Given records
* * *
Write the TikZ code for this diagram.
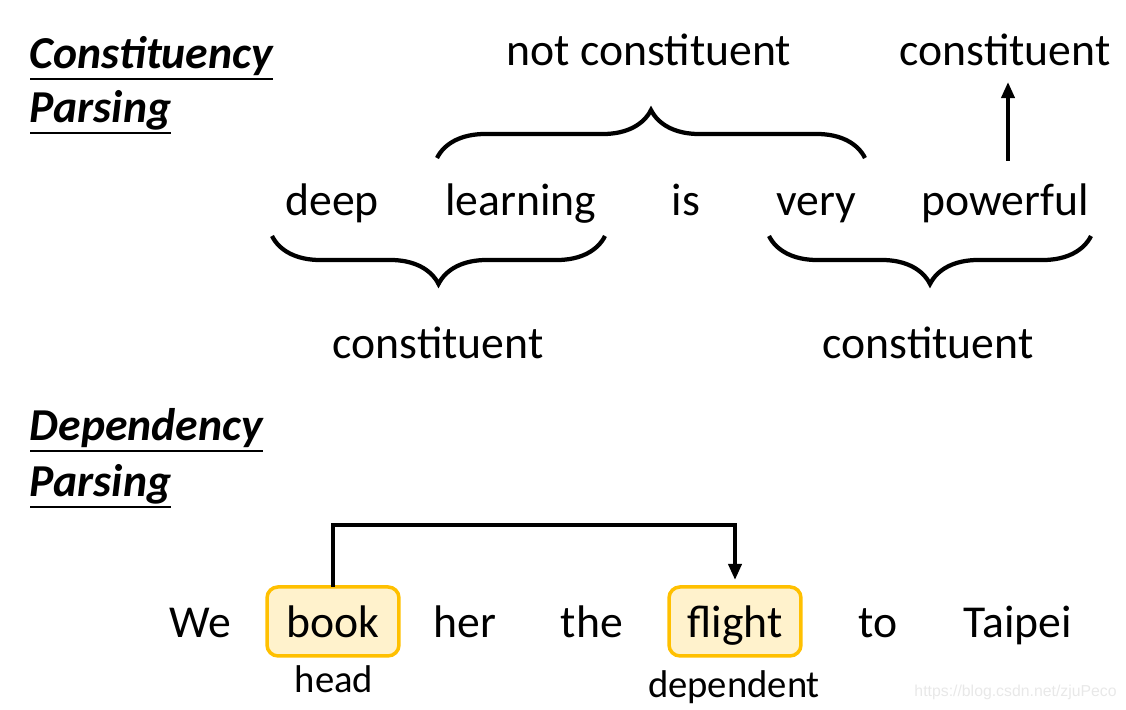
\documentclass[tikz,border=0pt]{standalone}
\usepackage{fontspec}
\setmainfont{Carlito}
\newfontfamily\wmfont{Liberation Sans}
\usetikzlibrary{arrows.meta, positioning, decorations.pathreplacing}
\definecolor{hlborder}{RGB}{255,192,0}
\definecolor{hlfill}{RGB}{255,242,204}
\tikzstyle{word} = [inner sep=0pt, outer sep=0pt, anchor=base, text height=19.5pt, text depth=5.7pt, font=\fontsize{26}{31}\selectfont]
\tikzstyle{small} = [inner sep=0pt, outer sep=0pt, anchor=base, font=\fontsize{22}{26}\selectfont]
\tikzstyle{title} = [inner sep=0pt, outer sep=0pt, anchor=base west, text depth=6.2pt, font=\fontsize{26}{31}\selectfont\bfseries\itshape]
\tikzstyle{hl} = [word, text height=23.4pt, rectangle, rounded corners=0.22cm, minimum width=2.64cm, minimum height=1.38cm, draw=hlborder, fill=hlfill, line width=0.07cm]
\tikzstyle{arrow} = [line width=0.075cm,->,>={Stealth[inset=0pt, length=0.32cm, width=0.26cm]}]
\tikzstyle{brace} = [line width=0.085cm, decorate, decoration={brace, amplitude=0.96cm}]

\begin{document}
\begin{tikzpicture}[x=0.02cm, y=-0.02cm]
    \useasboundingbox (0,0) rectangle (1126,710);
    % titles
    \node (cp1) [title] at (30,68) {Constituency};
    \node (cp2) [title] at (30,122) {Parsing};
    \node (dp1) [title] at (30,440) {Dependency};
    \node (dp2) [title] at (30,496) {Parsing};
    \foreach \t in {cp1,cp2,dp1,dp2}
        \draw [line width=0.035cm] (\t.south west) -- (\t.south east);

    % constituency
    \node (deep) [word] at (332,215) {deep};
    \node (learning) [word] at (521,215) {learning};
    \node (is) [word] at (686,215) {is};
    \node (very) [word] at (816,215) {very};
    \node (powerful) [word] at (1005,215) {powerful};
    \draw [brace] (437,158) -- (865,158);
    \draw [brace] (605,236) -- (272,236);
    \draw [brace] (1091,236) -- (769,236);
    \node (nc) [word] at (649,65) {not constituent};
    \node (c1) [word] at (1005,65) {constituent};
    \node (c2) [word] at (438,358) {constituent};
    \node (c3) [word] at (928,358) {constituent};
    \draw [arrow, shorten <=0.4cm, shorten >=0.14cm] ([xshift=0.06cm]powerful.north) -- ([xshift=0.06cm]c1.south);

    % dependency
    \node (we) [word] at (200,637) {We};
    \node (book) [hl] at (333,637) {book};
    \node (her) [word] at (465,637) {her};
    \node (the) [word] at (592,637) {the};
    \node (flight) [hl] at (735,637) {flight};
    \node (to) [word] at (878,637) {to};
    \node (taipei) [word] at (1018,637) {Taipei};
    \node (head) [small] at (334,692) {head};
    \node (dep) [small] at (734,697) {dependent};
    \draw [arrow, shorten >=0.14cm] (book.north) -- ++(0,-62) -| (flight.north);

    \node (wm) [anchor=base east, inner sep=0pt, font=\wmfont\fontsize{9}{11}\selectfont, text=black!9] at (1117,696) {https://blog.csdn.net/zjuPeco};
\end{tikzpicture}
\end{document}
* * *
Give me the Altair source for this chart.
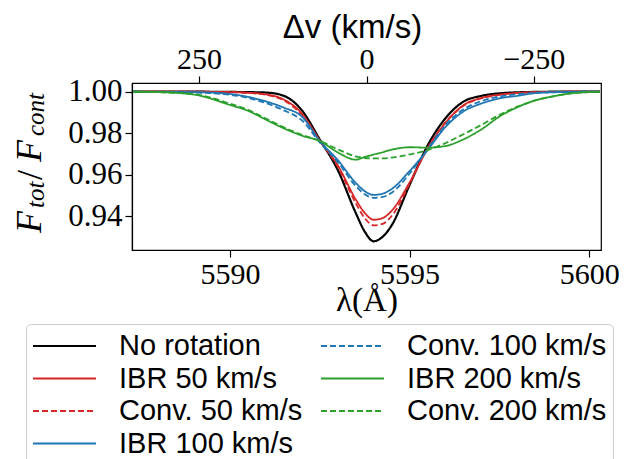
* * *
Set exercise
Report only the number of lines in the listing that contain the word "this".

The completed task
2